An application for a divorce can be made at any time after the expiration of the period of one year from the date of the marriage.
There is one ground for divorce: that the marriage has broken down irretrievably.
The divorce is begun by an application to the court, which can be made by one or both parties to the marriage. The application must be accompanied by a statement by the applicant or applicants to the effect that the marriage has broken down irretrievably. The court must accept the statement as evidence that the marriage has broken down irretrievably.
It should be noted that there can only be a defence to a divorce in limited circumstance, but these are technical matters. For the most part, presenting a petition will mean you will be divorce.
After 20 weeks from the start of the proceedings the applicant or applicants may confirm to the court that they wish the application to continue.

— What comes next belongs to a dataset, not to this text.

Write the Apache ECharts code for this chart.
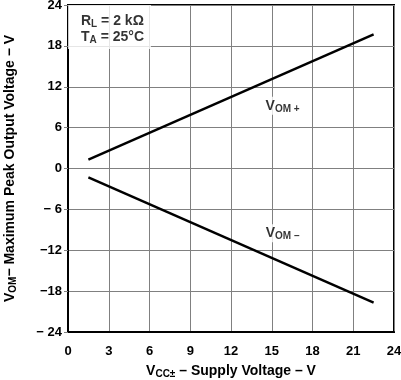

The court will then make a conditional divorce order.
And after 6 weeks have elapsed from the conditional order the court may make a final divorce order.
Another option to divorce is judicial separation, which is often used by someone with a religious objection to divorce. At the end of the judicial separation procedure the parties remain married, so you could not re-marry. The court can make most financial remedy orders, as on divorce.
Either or both parties to a marriage may apply to the court for a judicial separation order. An application must be accompanied by a statement by the applicant or applicants that they seek to be judicially separated. The court must then make a judicial separation order.
A further, albeit rare, possibility is for the marriage to be annulled.
A decree of nullity annuls the marriage. The effect of this depends upon whether the marriage was void, or voidable. As these are rare, specialist advice is always required.
Unlike divorce, nullity petition can be defended and so, practically speaking, the number of these cases will be extremely limited.
The procedure on nullity can be lengthy and expensive, and for this reason most people considering it decide that divorce is the simplest option.
Civil partnership dissolution, separation and nullity
If the parties are in a civil partnership rather than married they may still apply to the court for the partnership to be dissolved, for a separation order, or for the partnership to be annulled. In each case, the law and procedure is essentially similar to that for married couples.